O sr. presidente chamou a atenção dos chineses para o "sucesso" de nossas exportações, que vão crescer 7% em 1995. A resposta foi um discreto sorriso das autoridades chinesas, que se penitenciaram pelo fracasso de seu comércio exterior: as exportações chinesas vão crescer "apenas" 20%! Pois bem, não abrindo espaço para as importações, porque não há exportações, ficamos condenados a um crescimento medíocre.

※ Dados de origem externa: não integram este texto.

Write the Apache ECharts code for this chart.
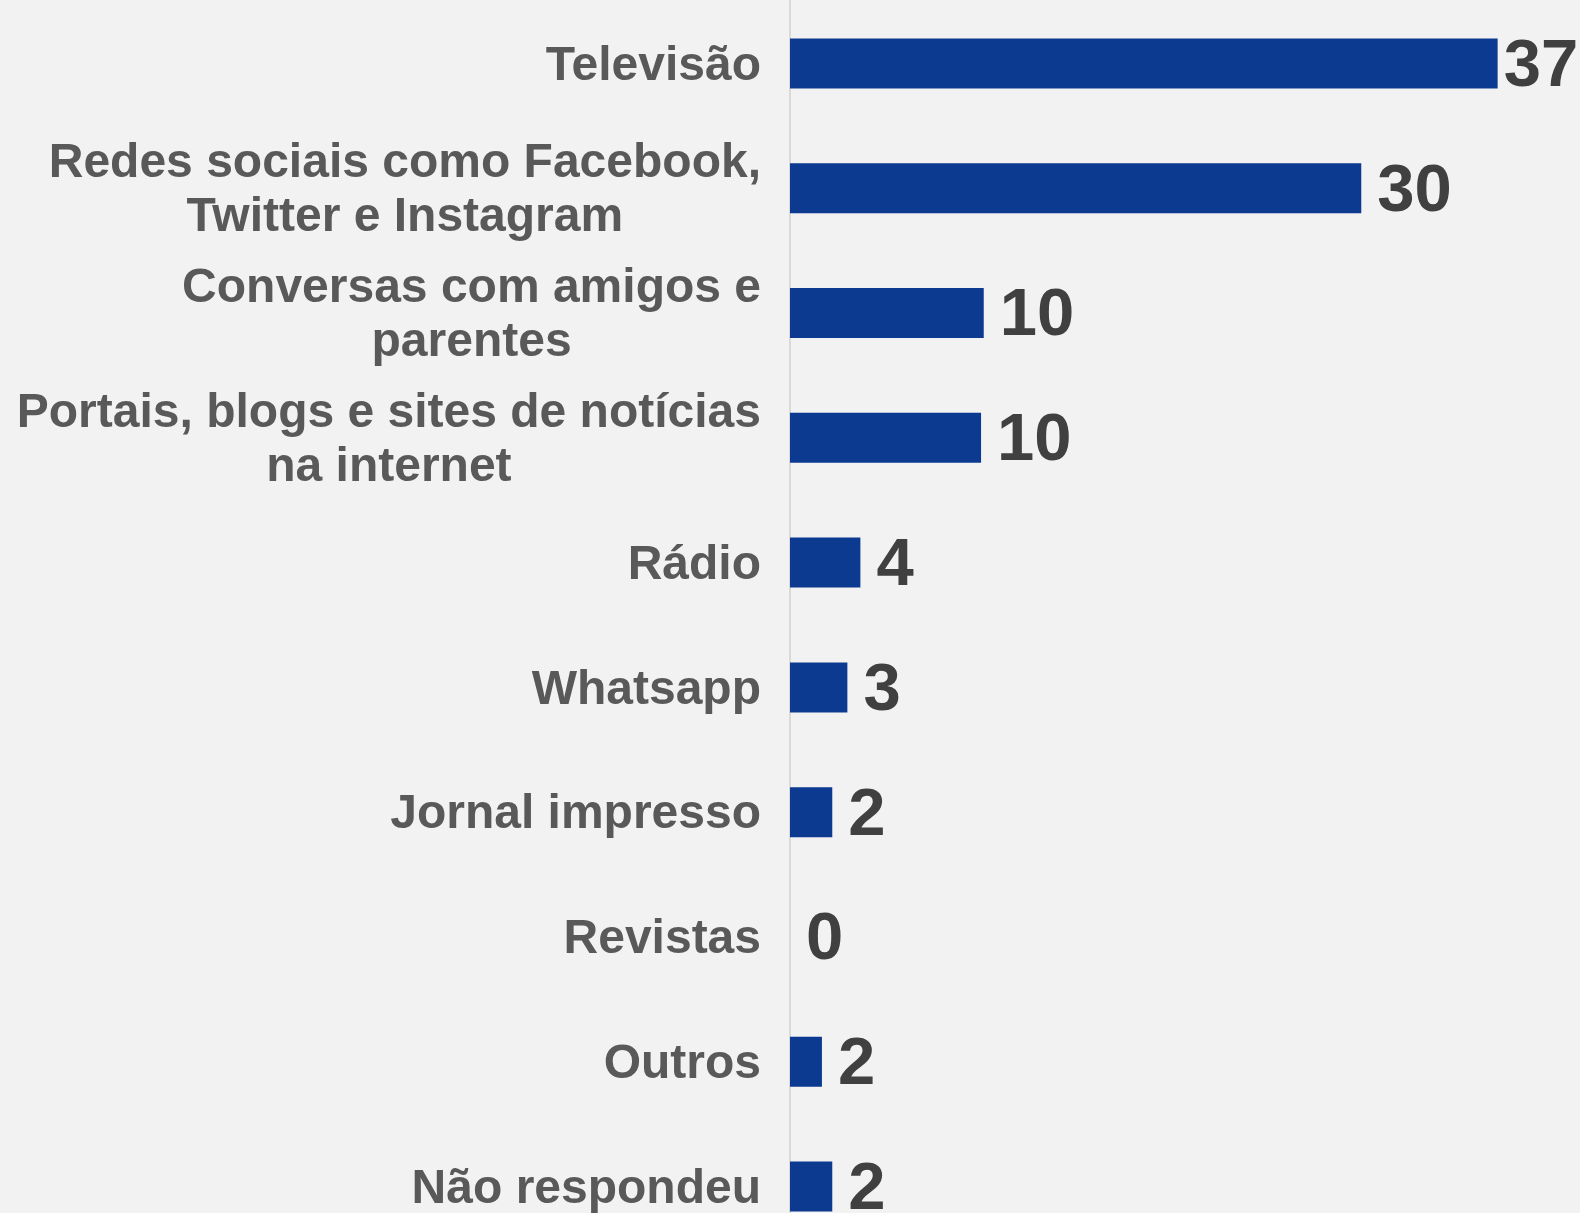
<!DOCTYPE html>
<html>
<head>
<meta charset="utf-8">
<script src="https://cdn.jsdelivr.net/npm/echarts@6/dist/echarts.min.js"></script>
<style>
  html, body { margin: 0; padding: 0; background: #f2f2f2; overflow: hidden; }
  #chart { width: 1580px; height: 1252px; }
</style>
</head>
<body>
<div id="chart"></div>
<script>
const categories = [
  'Televisão',
  'Redes sociais como Facebook,\nTwitter e Instagram',
  'Conversas com amigos e\nparentes',
  'Portais, blogs e sites de notícias\nna internet',
  'Rádio',
  'Whatsapp',
  'Jornal impresso',
  'Revistas',
  'Outros',
  'Não respondeu'
];
const values = [37, 29.87, 10.13, 9.99, 3.68, 3.0, 2.21, 0, 1.67, 2.21];
const valueLabels = ['37', '30', '10', '10', '4', '3', '2', '0', '2', '2'];

const chart = echarts.init(document.getElementById('chart'));
const FONT = '"Liberation Sans", Arial, Helvetica, sans-serif';

const seriesData = values.map((v, i) => {
  const item = { value: v };
  if (i === 0) item.label = { distance: 6 };
  return item;
});

chart.setOption({
  backgroundColor: '#f2f2f2',
  animation: false,
  grid: { left: 790, right: 25, top: 1, height: 1248 },
  xAxis: {
    type: 'value',
    min: 0,
    max: 40,
    show: false
  },
  yAxis: {
    type: 'category',
    inverse: true,
    data: categories,
    axisLine: { show: true, lineStyle: { color: '#d9d9d9', width: 2 } },
    axisTick: { show: false },
    axisLabel: {
      margin: 29,
      align: 'right',
      verticalAlign: 'middle',
      padding: [6, 0, 0, 0],
      formatter: (val) => val.split('\n').map(s => '{c|' + s + '}').join('\n'),
      rich: {
        c: {
          align: 'center',
          fontFamily: FONT,
          fontWeight: 'bold',
          fontSize: 48,
          lineHeight: 54,
          color: '#595959'
        }
      }
    }
  },
  series: [{
    type: 'bar',
    data: seriesData,
    barWidth: 50,
    itemStyle: { color: '#0c3a90' },
    label: {
      show: true,
      position: 'right',
      distance: 16,
      offset: [0, 4],
      fontFamily: FONT,
      fontWeight: 'bold',
      fontSize: 67,
      color: '#404040',
      formatter: (p) => valueLabels[p.dataIndex]
    }
  }]
});
</script>
</body>
</html>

O Plano Plurianual falava em crescimento de 4% em 1996, mas agora a maior probabilidade é a de que ele seja alguma coisa parecida com 2% ou 3%. E o que nos espera, sem uma mudança radical na política econômica, são alguns anos de "stop" and "go" com a destruição "não-criativa" de amplos setores de nossa economia.
A sociedade precisa saber que suas dificuldades não decorrem apenas dos problemas de ajustamento à globalização. Elas foram magnificadas pela imposição de uma política econômica que criou uma competição absolutamente desleal: câmbio sobrevalorizado, tarifas irresponsáveis dentro do quadro do custo Brasil, sistema tributário discriminatório contra a produção nacional, política creditícia altamente seletiva que destruiu a higidez da pequena e média empresa nacional e a mais alta taxa de juro real do mundo.
A sociedade suporta tudo isso enganada pela retórica de que esses são os custos necessários do ajuste. De que não há dificuldade futura sem sacrifício presente. De que os que morrerem no caminho morrerão tranquilos porque o fizeram pelo bem da pátria. Agricultores, industriais, banqueiros nacionais, suicidai-vos para apressar a salvação do Brasil, é o apelo do burocrata brasiliense!
Que bom quando o Brasil ficar reduzido apenas aos consumidores. Sem produtores "ineficientes" para atrapalhar, ninguém terá problema para consumir produtos chineses... É a "teoria econômica", esse saber hegemônico que emana dos gases do Paranoá, que nos oferece esse futuro venturoso. E é pedir muito um pequeno suicídio coletivo no altar da "ciência"?
Precisamos de equilíbrio fiscal e precisamos de estímulo ao setor exportador. O problema é que a experiência mundial mostra (veja Alesina e Perotti -"Adjustments in OECD Countries") que o sucesso do ajuste fiscal depende dele ser feito durante um período de crescimento relativamente vigoroso e à custa de corte das despesas, não de aumento da receita.
Os erros de 1995 podiam ter sido evitados. O sucesso no combate à inflação (que é inegável e deve continuar) foi obtido com custos sociais muito superiores aos necessários e deixou uma infinidade de problemas. Vamos mudar em 1996?